Ma se ci pensiamo bene questo non è affatto strano per noi cristiani; il sensazionalismo e i grandi prodigi vanno bene per il faraone, per i suoi maghi e per i potenti del mondo, ma non sono la peculiarità di un Dio che ha deciso di farsi bimbo, affondando con tutto se stesso nella nostra miseria, nel ventre di una mamma e nelle grotte buie delle nostre vite e dei nostri peccati.

Forse il più grande miracolo è già sotto i nostri occhi ogni giorno; forse, come diceva don Guido nell’omelia alla cappella Templare al Santo Sepolcro durante l’ultima messa, il potere della risurrezione si trova già nella Galilea di ciascuno di noi. Forse è questa la più grande notizia del Vangelo e della Pasqua: «Non temete voi! So che cercate Gesù crocifisso; non è qui: è risorto come aveva detto. Orsù, osservate il luogo dove giaceva. E ora andate e dite ai suoi discepoli che egli è risorto dai morti e  vi precede in Galilea; là lo vedrete. Ecco ve l’ho detto» (Mt 28,5-7).  Il Vivente non desidera farsi adorare come un Baal, come un superuomo dei fumetti, ma ritorna nei luoghi in cui già aveva operato con un corpo nuovo, rinnovato continuando il Regno dei cieli sulla terra. È la dinamica del segno, che più che agire nella realtà esterna, oggettiva, opera nel nostro cuore invitandoci a “cambiare vita”, orientare cioè lo sguardo verso la Verità e le cose che davvero hanno importanza, come fa l’uomo della parabola che, trovato il tesoro nel campo, va e vende tutto quello che ha per comprare il campo stesso (Lc 13,44).

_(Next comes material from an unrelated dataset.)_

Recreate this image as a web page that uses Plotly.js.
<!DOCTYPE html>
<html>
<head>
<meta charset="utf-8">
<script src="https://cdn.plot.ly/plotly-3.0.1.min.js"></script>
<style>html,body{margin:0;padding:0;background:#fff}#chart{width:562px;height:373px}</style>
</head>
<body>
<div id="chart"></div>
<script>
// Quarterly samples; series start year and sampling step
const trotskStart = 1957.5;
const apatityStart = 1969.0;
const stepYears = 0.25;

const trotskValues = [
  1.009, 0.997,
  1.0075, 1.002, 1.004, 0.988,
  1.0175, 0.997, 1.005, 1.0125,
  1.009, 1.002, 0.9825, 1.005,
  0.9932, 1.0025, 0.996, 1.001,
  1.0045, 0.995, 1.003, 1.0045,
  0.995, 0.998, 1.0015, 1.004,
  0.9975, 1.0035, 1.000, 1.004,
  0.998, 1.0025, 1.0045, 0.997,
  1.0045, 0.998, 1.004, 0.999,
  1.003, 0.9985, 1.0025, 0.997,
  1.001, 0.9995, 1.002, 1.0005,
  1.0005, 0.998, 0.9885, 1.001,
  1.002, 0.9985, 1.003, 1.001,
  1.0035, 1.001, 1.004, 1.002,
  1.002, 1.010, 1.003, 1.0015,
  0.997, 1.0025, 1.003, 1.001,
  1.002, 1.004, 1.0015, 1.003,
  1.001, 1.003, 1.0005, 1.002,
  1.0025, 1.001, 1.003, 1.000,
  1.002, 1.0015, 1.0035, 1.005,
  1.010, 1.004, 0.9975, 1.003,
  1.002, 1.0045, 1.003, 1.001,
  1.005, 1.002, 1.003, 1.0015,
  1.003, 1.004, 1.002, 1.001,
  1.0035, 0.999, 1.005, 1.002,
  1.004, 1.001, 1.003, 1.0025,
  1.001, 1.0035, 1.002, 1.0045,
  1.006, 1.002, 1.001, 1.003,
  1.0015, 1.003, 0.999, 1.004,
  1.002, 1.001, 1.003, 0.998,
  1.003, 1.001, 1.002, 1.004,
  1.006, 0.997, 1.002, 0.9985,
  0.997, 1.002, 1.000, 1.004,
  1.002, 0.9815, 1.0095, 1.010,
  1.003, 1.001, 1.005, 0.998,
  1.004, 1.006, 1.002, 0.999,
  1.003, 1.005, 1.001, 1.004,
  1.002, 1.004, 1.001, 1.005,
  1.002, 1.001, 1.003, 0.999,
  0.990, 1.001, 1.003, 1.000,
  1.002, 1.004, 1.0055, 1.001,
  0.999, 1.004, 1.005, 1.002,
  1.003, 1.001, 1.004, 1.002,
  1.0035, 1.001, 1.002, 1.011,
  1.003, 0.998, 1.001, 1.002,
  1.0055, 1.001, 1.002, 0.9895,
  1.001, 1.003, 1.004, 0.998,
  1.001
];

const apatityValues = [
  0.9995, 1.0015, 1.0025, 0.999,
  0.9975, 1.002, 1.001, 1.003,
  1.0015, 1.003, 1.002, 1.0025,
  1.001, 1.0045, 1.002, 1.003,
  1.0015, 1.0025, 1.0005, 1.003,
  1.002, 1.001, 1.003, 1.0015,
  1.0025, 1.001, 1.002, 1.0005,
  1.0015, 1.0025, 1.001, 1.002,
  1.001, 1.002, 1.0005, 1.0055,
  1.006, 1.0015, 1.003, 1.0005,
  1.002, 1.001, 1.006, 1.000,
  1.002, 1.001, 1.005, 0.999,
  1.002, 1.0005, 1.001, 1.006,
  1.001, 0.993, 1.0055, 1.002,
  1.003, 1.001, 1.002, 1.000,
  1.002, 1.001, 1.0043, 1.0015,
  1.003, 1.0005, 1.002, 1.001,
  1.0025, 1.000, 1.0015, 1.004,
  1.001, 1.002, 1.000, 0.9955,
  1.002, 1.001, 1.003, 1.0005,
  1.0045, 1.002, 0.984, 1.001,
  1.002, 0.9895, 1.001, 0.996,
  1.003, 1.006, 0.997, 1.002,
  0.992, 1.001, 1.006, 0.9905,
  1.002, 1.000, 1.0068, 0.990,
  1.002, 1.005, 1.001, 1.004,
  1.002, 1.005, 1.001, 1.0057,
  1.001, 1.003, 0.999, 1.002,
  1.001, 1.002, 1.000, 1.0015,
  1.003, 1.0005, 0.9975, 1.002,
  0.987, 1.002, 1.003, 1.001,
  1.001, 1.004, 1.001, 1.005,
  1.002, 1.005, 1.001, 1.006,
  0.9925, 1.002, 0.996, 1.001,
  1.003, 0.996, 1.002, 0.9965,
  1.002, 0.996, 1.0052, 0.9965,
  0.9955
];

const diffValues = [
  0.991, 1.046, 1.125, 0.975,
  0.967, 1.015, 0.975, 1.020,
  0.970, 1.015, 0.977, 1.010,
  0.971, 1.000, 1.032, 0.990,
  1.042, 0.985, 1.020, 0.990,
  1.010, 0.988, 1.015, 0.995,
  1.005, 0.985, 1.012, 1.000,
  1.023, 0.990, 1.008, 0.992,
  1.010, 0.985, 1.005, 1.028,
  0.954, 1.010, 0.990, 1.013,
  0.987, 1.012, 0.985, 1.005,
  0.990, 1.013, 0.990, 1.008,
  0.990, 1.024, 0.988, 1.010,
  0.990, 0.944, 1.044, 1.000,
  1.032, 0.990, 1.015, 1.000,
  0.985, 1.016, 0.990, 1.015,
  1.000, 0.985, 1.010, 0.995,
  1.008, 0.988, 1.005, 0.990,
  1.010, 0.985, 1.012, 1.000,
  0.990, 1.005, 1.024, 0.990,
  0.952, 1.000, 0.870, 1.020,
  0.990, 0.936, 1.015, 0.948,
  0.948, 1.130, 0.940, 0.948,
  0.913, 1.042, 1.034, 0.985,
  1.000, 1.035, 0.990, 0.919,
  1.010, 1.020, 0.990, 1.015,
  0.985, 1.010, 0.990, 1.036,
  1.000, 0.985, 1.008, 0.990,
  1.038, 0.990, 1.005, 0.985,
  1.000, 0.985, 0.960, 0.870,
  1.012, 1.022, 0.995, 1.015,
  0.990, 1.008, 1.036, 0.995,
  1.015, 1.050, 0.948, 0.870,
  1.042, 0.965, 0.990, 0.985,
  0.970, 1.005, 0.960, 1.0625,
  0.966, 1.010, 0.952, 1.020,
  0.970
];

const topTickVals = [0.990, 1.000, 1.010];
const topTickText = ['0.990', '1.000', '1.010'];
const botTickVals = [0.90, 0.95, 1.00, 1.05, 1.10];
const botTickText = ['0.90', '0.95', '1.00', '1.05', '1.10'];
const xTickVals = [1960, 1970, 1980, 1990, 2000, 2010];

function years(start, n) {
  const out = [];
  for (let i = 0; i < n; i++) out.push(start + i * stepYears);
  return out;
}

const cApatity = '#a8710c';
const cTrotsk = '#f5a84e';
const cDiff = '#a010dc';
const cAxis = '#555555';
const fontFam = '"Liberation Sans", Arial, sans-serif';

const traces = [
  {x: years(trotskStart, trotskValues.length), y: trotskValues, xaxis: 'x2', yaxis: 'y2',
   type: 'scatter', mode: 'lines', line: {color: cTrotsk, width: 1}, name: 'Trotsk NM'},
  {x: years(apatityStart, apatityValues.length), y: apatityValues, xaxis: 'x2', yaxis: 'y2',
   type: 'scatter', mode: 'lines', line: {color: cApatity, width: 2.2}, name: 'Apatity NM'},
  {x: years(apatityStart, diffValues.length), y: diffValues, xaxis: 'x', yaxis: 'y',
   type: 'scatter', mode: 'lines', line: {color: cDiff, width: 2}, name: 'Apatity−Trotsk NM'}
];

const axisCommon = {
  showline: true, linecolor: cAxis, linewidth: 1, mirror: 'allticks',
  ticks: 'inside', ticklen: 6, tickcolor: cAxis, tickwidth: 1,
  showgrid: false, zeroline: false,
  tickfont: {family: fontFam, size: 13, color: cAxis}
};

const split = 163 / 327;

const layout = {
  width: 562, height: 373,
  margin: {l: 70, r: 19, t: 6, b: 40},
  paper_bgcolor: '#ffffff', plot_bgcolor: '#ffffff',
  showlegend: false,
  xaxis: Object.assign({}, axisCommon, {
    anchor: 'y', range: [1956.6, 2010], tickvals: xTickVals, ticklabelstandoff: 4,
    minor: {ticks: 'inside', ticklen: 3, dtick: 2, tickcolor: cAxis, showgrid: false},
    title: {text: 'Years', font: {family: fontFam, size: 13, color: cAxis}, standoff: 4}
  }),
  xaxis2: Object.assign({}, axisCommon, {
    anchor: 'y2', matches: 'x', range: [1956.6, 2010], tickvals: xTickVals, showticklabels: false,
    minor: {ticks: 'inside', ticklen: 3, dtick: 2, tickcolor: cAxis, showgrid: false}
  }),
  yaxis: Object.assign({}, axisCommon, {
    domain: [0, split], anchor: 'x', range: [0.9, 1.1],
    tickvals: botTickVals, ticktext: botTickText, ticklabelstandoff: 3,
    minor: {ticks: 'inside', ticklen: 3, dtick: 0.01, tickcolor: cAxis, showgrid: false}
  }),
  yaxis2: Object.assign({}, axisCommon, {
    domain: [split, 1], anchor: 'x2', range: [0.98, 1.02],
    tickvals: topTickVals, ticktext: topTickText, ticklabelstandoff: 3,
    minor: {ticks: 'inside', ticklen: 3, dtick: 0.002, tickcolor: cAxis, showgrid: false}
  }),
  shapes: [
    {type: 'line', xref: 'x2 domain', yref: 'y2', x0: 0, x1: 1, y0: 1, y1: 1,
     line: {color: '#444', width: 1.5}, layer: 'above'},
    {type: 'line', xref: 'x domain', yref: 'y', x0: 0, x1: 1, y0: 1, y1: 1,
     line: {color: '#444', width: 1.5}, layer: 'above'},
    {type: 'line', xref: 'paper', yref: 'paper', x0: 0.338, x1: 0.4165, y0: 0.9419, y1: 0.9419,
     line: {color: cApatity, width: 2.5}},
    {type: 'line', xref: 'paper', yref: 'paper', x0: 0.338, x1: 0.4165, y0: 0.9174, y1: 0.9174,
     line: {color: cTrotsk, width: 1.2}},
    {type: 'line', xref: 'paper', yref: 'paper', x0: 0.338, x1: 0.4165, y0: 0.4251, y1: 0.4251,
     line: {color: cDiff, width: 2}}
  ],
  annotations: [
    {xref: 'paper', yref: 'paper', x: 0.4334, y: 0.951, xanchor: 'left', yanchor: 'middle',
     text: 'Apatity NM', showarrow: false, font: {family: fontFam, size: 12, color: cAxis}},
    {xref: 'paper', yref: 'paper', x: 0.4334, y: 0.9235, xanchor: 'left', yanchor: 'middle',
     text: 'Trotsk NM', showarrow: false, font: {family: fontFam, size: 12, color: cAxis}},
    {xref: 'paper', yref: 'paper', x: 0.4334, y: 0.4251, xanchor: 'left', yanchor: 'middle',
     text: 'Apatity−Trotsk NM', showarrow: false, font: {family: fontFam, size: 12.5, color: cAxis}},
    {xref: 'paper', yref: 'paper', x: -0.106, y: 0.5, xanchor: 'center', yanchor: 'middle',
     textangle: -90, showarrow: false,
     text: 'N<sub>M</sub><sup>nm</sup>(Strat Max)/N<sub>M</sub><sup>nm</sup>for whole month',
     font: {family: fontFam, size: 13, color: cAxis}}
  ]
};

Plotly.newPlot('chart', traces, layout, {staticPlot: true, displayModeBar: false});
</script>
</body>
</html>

È questo il miracolo della Terra Santa, un miracolo che necessitiamo come acqua viva nel deserto in questo periodo di nichilismo che porta alla disperazione, dove tutto ciò che dura e che dà senso alla nostra vita sembra scomparso nel grande mare del relativismo e
dell’edonismo.

Può darsi che il più grande segno della Terra Santa sia l’invito a non guardare al cielo ma alla terra, a vedere il miracolo nelle cose di tutti i giorni, che spesso sottovalutiamo o diamo per scontate: al figlio che magari ci tiene svegli la notte, all’alunno che rovina la nostra lezione “perfetta” o alla nonna che sgrana il rosario tramandandoci il dono della fede con gli occhi di Gesù risorto.

Magari, come forse approverebbe don Osvaldo, è questa l’illuminazione che il grande Charles de Foucauld ha avuto in Terra Santa, mentre la sua conversione lo portava a spendere e sacrificare la propria vita per gli ultimi del deserto: «Noi siamo tutti figli dell’Altissimo. Tutti. Il più povero, il più ripugnante, un neonato, un vecchio decrepito, l’essere umano meno intelligente, il più abietto, un idiota, un pazzo, un peccatore, il più grande peccatore, il più ignorante, l’ultimo degli uomini, quello che ripugna moralmente e fisicamente è un figlio di Dio, un figlio dell’Altissimo».